Predicting Consumer Spending: the surprising relationship between fueling up and shelling out

Marketers are obsessed with finding exactly the right audience for their advertising. Often overlooked, however, is finding the right moment. Ads delivered right before a shopping trip have the potential to deliver outsized returns. But how can advertisers reach an audience just before spending?

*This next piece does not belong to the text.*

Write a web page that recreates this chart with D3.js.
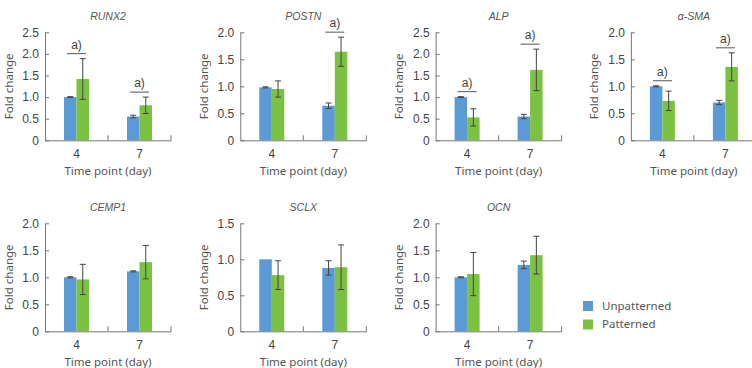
<!DOCTYPE html>
<html lang="en">
<head>
<meta charset="UTF-8">
<title>Fold change by time point</title>
<style>
  body { margin: 0; background: #fff; }
  svg { display: block; }
  .tick text { font-family: "Liberation Sans", Arial, sans-serif; font-size: 12px; fill: #444; }
  .label { font-family: "Noto Sans", sans-serif; font-size: 11.5px; fill: #555; }
  .gene { font-family: "Liberation Sans", Arial, sans-serif; font-size: 10.5px; font-style: italic; fill: #555; }
  .sig { font-family: "Liberation Sans", Arial, sans-serif; font-size: 12px; fill: #444; }
</style>
<script src="https://d3js.org/d3.v7.min.js"></script>
</head>
<body>
<div id="chart"></div>
<script>
const genes = ["RUNX2", "POSTN", "ALP", "\u03b1-SMA", "CEMP1", "SCLX", "OCN"];
const timePoints = ["4", "7"];
const yMax = [2.5, 2.0, 2.5, 2.0, 2.0, 1.5, 2.0];

// values per gene: [day 4, day 7]
const unpatterned    = [[1.0, 0.55], [0.98, 0.64], [1.0, 0.55], [1.0, 0.70], [1.0, 1.11], [1.0, 0.88], [1.0, 1.23]];
const unpatternedErr = [[0.01, 0.03], [0.01, 0.05], [0.01, 0.05], [0.01, 0.04], [0.01, 0.01], [0, 0.10], [0.01, 0.07]];
const patterned      = [[1.42, 0.81], [0.95, 1.64], [0.53, 1.63], [0.73, 1.36], [0.96, 1.28], [0.78, 0.89], [1.06, 1.41]];
const patternedErr   = [[0.47, 0.19], [0.15, 0.27], [0.20, 0.48], [0.18, 0.26], [0.28, 0.31], [0.20, 0.31], [0.40, 0.35]];
const significant    = [[true, true], [false, true], [true, true], [true, true], [false, false], [false, false], [false, false]];

const groups = ["Unpatterned", "Patterned"];
const values = [unpatterned, patterned];
const errors = [unpatternedErr, patternedErr];
const colors = d3.scaleOrdinal().domain(groups).range(["#5b9bd5", "#7cc242"]);

const width = 752, height = 368;
const plotW = 126, plotH = 108;
const axisColor = "#777";

const svg = d3.select("#chart").append("svg")
    .attr("width", width)
    .attr("height", height);

const x = d3.scaleBand().domain(timePoints).range([0, plotW]);
const xInner = d3.scaleBand().domain(groups).range([-12.5, 12.5]);

genes.forEach((gene, i) => {
    const col = i % 4, row = Math.floor(i / 4);
    const g = svg.append("g")
        .attr("transform", `translate(${45 + col * 195.3},${32.3 + row * 191})`);

    const y = d3.scaleLinear().domain([0, yMax[i]]).range([plotH, 0]);

    // bars + error bars
    timePoints.forEach((tp, j) => {
        const cx = x(tp) + x.bandwidth() / 2;
        groups.forEach((grp, k) => {
            const v = values[k][i][j], e = errors[k][i][j];
            const bx = cx + xInner(grp);
            g.append("rect")
                .attr("x", bx)
                .attr("y", y(v))
                .attr("width", xInner.bandwidth())
                .attr("height", plotH - y(v))
                .attr("fill", colors(grp));
            if (e > 0) {
                const mx = bx + xInner.bandwidth() / 2;
                g.append("line")
                    .attr("x1", mx).attr("x2", mx)
                    .attr("y1", y(v + e)).attr("y2", y(v - e))
                    .attr("stroke", "#444");
                [v + e, v - e].forEach(c => {
                    g.append("line")
                        .attr("x1", mx - 3).attr("x2", mx + 3)
                        .attr("y1", y(c)).attr("y2", y(c))
                        .attr("stroke", "#444");
                });
            }
        });

        if (significant[i][j]) {
            const top = d3.max(groups, (grp, k) => values[k][i][j] + errors[k][i][j]);
            const ly = y(top) - 5;
            g.append("line")
                .attr("x1", cx - 9.5).attr("x2", cx + 9.5)
                .attr("y1", ly).attr("y2", ly)
                .attr("stroke", "#555");
            g.append("text")
                .attr("class", "sig")
                .attr("x", cx)
                .attr("y", ly - 5)
                .attr("text-anchor", "middle")
                .text("a)");
        }
    });

    // y axis
    const yAxis = g.append("g")
        .call(d3.axisLeft(y)
            .tickValues(d3.range(0, yMax[i] + 0.001, 0.5))
            .tickSizeInner(-4)
            .tickSizeOuter(0)
            .tickPadding(6)
            .tickFormat(d => d === 0 ? "0" : d.toFixed(1)));

    // x axis
    const xAxis = g.append("g")
        .attr("transform", `translate(0,${plotH})`)
        .call(d3.axisBottom(x).tickSize(0).tickSizeOuter(0).tickPadding(9));

    [yAxis, xAxis].forEach(a => {
        a.select(".domain").attr("stroke", axisColor);
        a.selectAll(".tick line").attr("stroke", axisColor);
        a.selectAll(".tick text").attr("font-family", null).attr("font-size", null);
    });

    timePoints.forEach(tp => {
        const bx = x(tp) + x.bandwidth();
        g.append("line")
            .attr("x1", bx).attr("x2", bx)
            .attr("y1", plotH).attr("y2", plotH - 5)
            .attr("stroke", axisColor);
    });

    g.append("text")
        .attr("class", "gene")
        .attr("x", plotW / 2)
        .attr("y", -12)
        .attr("text-anchor", "middle")
        .text(gene);

    g.append("text")
        .attr("class", "label")
        .attr("x", plotW / 2)
        .attr("y", plotH + 34.5)
        .attr("text-anchor", "middle")
        .text("Time point (day)");

    g.append("text")
        .attr("class", "label")
        .attr("transform", `translate(-32.5,${plotH / 2}) rotate(-90)`)
        .attr("text-anchor", "middle")
        .text("Fold change");
});

// legend
const legend = svg.append("g").attr("transform", "translate(583,301)");
groups.forEach((grp, k) => {
    const row = legend.append("g").attr("transform", `translate(0,${k * 18.5})`);
    row.append("rect")
        .attr("width", 10).attr("height", 10)
        .attr("fill", colors(grp));
    row.append("text")
        .attr("class", "label")
        .attr("x", 19)
        .attr("y", 8.5)
        .text(grp);
});
</script>
</body>
</html>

At GSTV, we hypothesized that since consumers often stop for fuel as part of a larger shopping trip, a fuel transaction would be a good predictor of immediate future spending. To test this hypothesis, we worked with Affinity Solutions to analyze the spending behavior of 20 million active credit and debit card accounts in the 3 hours immediately following a fuel-up. Spend behavior was compared to accounts without an observed fuel transaction that day. Affinity looked at recent behavior (4/1-7/31/21) as well as historical data (4/1-7/31/19) for comparison.

Here’s What We Found

How has behavior changed?

Our analysis period came more than a year after the start of the COVID-19 pandemic, during a lull in cases following widespread vaccine availability, and prior to the uptick in cases from the Delta variant. How does this “new normal” of consumer behavior compare to the past? Affinity observed significantly higher post-fueling spend in 2021 vs. 2019. One potential explanation is that the pandemic spurred a long-term shift in consumer behavior toward fewer, more comprehensive shopping runs. Data from Catalina supports this theory: in May 2021, they observed -9% fewer shopping trips and +18% higher basket sizes vs. the same time in 2019.*

*“As COVID-19 Vaccination Rates Rise, Grocery Shopping Behavior Drammatically Evolves,” PR Newswire, 5/27/21.